*Written request*
Pictures stay out of the copy; restate everything else in the material exactly.

═══ Recorded data ═══

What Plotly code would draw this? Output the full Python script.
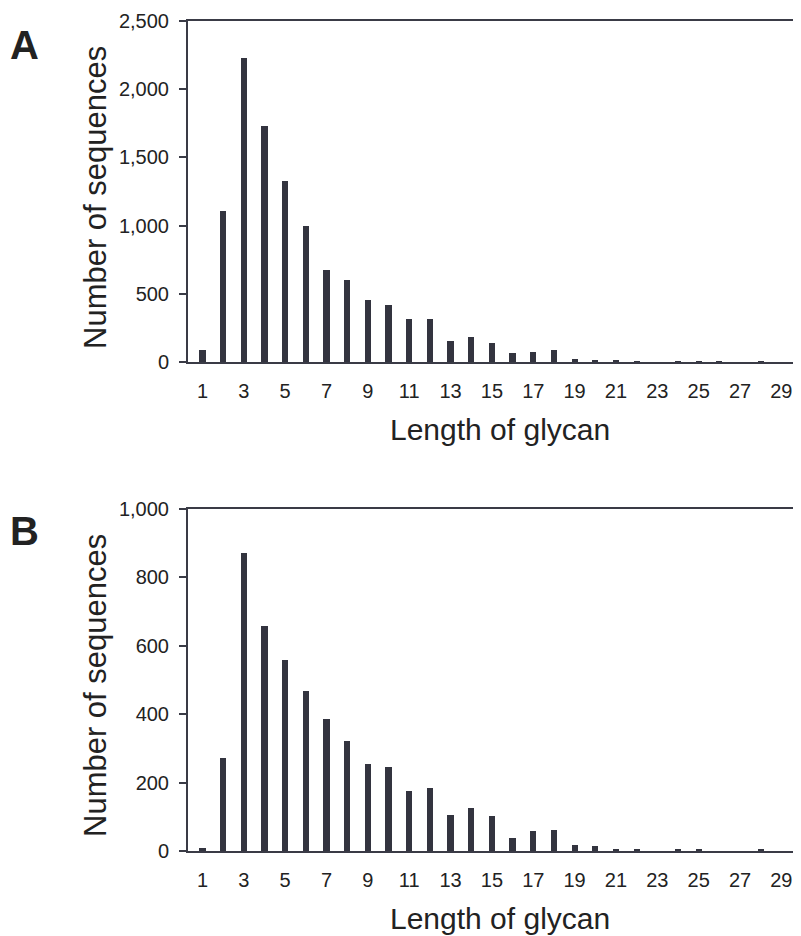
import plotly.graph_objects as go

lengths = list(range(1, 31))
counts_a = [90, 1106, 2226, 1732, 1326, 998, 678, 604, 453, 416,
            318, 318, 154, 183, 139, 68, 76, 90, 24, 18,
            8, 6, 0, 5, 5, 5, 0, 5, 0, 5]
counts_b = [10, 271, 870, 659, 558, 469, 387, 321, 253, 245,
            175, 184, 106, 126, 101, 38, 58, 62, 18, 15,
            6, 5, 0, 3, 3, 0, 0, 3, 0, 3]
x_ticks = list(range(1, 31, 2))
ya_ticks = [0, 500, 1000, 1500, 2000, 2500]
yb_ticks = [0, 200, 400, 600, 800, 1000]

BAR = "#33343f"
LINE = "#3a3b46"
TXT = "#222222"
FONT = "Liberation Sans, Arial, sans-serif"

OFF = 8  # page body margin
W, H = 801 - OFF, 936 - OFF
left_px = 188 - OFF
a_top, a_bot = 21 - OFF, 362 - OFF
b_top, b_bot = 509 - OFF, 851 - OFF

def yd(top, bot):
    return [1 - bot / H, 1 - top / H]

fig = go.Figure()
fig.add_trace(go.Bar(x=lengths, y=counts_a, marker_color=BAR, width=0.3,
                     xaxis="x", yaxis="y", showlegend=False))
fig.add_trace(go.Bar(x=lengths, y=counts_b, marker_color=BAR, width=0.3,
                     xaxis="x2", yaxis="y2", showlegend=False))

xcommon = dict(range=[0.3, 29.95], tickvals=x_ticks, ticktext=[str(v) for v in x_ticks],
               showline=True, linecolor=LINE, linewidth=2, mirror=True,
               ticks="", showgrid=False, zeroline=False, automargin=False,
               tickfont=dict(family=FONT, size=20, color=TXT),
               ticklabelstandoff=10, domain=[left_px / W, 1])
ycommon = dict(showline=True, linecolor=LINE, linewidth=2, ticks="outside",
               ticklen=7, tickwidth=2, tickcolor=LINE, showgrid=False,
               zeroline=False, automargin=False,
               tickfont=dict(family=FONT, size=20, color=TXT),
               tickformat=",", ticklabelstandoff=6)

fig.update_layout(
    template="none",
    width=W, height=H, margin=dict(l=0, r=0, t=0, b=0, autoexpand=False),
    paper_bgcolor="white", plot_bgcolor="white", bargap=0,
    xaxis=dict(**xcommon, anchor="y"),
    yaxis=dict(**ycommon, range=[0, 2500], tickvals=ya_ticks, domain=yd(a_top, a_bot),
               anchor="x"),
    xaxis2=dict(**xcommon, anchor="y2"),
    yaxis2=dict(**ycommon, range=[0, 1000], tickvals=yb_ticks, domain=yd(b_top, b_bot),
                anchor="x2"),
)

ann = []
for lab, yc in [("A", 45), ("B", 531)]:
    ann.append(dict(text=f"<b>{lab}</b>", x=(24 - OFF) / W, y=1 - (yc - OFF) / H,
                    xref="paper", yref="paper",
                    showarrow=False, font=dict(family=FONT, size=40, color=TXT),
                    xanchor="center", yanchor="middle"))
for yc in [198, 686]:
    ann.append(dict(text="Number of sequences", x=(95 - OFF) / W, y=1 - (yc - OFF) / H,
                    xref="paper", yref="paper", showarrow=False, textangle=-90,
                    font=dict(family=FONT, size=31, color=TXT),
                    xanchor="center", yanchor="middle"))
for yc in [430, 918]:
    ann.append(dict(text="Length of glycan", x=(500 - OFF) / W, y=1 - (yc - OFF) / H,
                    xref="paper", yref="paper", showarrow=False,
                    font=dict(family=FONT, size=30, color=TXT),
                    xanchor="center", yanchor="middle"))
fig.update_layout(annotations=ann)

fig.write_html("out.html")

═══

*Answer to the problem*
What Plotly code would draw this? Output the full Python script.
import plotly.graph_objects as go

lengths = list(range(1, 31))
counts_a = [90, 1106, 2226, 1732, 1326, 998, 678, 604, 453, 416,
            318, 318, 154, 183, 139, 68, 76, 90, 24, 18,
            8, 6, 0, 5, 5, 5, 0, 5, 0, 5]
counts_b = [10, 271, 870, 659, 558, 469, 387, 321, 253, 245,
            175, 184, 106, 126, 101, 38, 58, 62, 18, 15,
            6, 5, 0, 3, 3, 0, 0, 3, 0, 3]
x_ticks = list(range(1, 31, 2))
ya_ticks = [0, 500, 1000, 1500, 2000, 2500]
yb_ticks = [0, 200, 400, 600, 800, 1000]

BAR = "#33343f"
LINE = "#3a3b46"
TXT = "#222222"
FONT = "Liberation Sans, Arial, sans-serif"

OFF = 8  # page body margin
W, H = 801 - OFF, 936 - OFF
left_px = 188 - OFF
a_top, a_bot = 21 - OFF, 362 - OFF
b_top, b_bot = 509 - OFF, 851 - OFF

def yd(top, bot):
    return [1 - bot / H, 1 - top / H]

fig = go.Figure()
fig.add_trace(go.Bar(x=lengths, y=counts_a, marker_color=BAR, width=0.3,
                     xaxis="x", yaxis="y", showlegend=False))
fig.add_trace(go.Bar(x=lengths, y=counts_b, marker_color=BAR, width=0.3,
                     xaxis="x2", yaxis="y2", showlegend=False))

xcommon = dict(range=[0.3, 29.95], tickvals=x_ticks, ticktext=[str(v) for v in x_ticks],
               showline=True, linecolor=LINE, linewidth=2, mirror=True,
               ticks="", showgrid=False, zeroline=False, automargin=False,
               tickfont=dict(family=FONT, size=20, color=TXT),
               ticklabelstandoff=10, domain=[left_px / W, 1])
ycommon = dict(showline=True, linecolor=LINE, linewidth=2, ticks="outside",
               ticklen=7, tickwidth=2, tickcolor=LINE, showgrid=False,
               zeroline=False, automargin=False,
               tickfont=dict(family=FONT, size=20, color=TXT),
               tickformat=",", ticklabelstandoff=6)

fig.update_layout(
    template="none",
    width=W, height=H, margin=dict(l=0, r=0, t=0, b=0, autoexpand=False),
    paper_bgcolor="white", plot_bgcolor="white", bargap=0,
    xaxis=dict(**xcommon, anchor="y"),
    yaxis=dict(**ycommon, range=[0, 2500], tickvals=ya_ticks, domain=yd(a_top, a_bot),
               anchor="x"),
    xaxis2=dict(**xcommon, anchor="y2"),
    yaxis2=dict(**ycommon, range=[0, 1000], tickvals=yb_ticks, domain=yd(b_top, b_bot),
                anchor="x2"),
)

ann = []
for lab, yc in [("A", 45), ("B", 531)]:
    ann.append(dict(text=f"<b>{lab}</b>", x=(24 - OFF) / W, y=1 - (yc - OFF) / H,
                    xref="paper", yref="paper",
                    showarrow=False, font=dict(family=FONT, size=40, color=TXT),
                    xanchor="center", yanchor="middle"))
for yc in [198, 686]:
    ann.append(dict(text="Number of sequences", x=(95 - OFF) / W, y=1 - (yc - OFF) / H,
                    xref="paper", yref="paper", showarrow=False, textangle=-90,
                    font=dict(family=FONT, size=31, color=TXT),
                    xanchor="center", yanchor="middle"))
for yc in [430, 918]:
    ann.append(dict(text="Length of glycan", x=(500 - OFF) / W, y=1 - (yc - OFF) / H,
                    xref="paper", yref="paper", showarrow=False,
                    font=dict(family=FONT, size=30, color=TXT),
                    xanchor="center", yanchor="middle"))
fig.update_layout(annotations=ann)

fig.write_html("out.html")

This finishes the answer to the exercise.